What you need to do ->
Everything from the first line of the data through the line with "21.0, 20.3, 19.7]" is to be echoed exactly, minus the pictures.

Source data ->
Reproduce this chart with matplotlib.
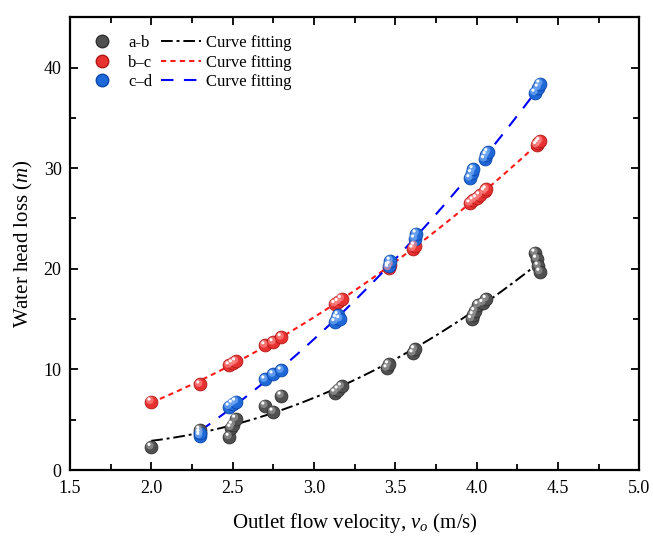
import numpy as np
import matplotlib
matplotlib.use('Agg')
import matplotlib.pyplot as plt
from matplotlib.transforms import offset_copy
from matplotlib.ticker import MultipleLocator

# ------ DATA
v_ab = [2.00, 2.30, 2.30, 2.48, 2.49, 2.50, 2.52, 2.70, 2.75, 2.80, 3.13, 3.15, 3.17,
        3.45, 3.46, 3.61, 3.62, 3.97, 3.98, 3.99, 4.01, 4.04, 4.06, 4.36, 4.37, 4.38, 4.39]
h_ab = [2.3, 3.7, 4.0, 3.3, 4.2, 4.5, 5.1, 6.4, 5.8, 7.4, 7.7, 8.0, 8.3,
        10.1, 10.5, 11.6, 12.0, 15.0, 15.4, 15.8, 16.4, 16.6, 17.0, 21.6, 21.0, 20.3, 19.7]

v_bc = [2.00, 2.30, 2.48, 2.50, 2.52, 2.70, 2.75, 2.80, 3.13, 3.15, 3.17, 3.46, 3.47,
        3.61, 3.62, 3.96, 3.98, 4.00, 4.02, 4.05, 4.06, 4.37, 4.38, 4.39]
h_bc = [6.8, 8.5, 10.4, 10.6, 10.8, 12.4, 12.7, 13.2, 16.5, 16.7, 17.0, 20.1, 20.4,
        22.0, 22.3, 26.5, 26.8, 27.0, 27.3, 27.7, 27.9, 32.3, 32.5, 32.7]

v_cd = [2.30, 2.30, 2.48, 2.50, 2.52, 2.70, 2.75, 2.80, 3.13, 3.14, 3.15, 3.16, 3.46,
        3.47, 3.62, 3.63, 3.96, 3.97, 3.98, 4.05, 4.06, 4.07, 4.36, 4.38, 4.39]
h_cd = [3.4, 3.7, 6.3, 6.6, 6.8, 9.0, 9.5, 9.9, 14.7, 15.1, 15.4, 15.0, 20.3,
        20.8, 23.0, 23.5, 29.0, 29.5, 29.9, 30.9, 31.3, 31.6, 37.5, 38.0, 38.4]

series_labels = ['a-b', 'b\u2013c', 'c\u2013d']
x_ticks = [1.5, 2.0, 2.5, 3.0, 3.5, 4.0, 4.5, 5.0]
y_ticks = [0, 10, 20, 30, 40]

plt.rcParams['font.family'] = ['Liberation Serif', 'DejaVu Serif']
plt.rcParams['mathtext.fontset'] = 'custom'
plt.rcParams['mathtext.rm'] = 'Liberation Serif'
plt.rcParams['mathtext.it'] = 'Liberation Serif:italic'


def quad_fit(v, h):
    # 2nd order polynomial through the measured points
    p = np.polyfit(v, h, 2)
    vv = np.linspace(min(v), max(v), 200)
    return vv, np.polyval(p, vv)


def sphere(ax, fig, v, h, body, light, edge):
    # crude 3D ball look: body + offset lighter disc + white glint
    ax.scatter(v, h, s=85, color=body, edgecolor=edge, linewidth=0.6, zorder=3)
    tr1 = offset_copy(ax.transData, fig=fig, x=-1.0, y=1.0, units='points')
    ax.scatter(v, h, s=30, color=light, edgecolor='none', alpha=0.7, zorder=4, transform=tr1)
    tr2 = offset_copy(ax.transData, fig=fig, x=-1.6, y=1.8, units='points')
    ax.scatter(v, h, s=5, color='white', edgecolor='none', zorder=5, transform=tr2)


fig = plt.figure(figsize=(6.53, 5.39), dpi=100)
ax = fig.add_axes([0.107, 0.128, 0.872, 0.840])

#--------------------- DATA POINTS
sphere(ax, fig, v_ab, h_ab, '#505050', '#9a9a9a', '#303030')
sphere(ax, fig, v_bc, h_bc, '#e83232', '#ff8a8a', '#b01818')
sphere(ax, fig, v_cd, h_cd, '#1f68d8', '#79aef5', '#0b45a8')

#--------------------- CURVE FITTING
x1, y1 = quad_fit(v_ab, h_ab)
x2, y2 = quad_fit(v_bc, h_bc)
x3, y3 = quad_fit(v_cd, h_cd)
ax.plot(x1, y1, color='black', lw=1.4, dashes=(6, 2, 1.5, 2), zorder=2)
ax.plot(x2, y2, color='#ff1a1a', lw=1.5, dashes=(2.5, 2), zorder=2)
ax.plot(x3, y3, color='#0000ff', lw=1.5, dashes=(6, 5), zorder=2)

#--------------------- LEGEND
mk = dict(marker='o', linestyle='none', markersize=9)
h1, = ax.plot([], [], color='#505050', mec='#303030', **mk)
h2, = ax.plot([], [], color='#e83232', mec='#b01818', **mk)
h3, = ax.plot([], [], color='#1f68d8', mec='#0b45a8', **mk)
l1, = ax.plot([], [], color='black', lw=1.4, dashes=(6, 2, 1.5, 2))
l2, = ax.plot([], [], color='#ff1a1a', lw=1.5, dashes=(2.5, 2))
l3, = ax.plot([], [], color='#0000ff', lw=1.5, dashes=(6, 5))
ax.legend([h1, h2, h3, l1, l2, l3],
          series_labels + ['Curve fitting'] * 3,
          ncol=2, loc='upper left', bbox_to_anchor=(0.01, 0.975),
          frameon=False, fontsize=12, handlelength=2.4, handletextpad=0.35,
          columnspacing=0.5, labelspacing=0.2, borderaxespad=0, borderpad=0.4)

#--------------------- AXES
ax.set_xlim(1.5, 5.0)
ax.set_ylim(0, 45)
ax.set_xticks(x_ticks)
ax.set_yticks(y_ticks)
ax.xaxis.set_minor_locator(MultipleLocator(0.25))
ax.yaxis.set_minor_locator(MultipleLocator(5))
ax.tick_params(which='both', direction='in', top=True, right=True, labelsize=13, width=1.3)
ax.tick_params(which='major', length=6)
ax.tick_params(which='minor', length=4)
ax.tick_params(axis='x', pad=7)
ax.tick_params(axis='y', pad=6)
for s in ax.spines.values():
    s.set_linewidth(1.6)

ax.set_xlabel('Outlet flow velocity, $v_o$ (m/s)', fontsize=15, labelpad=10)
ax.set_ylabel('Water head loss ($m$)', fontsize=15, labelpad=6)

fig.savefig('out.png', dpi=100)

Finished answer ->
Reproduce this chart with matplotlib.
import numpy as np
import matplotlib
matplotlib.use('Agg')
import matplotlib.pyplot as plt
from matplotlib.transforms import offset_copy
from matplotlib.ticker import MultipleLocator

# ------ DATA
v_ab = [2.00, 2.30, 2.30, 2.48, 2.49, 2.50, 2.52, 2.70, 2.75, 2.80, 3.13, 3.15, 3.17,
        3.45, 3.46, 3.61, 3.62, 3.97, 3.98, 3.99, 4.01, 4.04, 4.06, 4.36, 4.37, 4.38, 4.39]
h_ab = [2.3, 3.7, 4.0, 3.3, 4.2, 4.5, 5.1, 6.4, 5.8, 7.4, 7.7, 8.0, 8.3,
        10.1, 10.5, 11.6, 12.0, 15.0, 15.4, 15.8, 16.4, 16.6, 17.0, 21.6, 21.0, 20.3, 19.7]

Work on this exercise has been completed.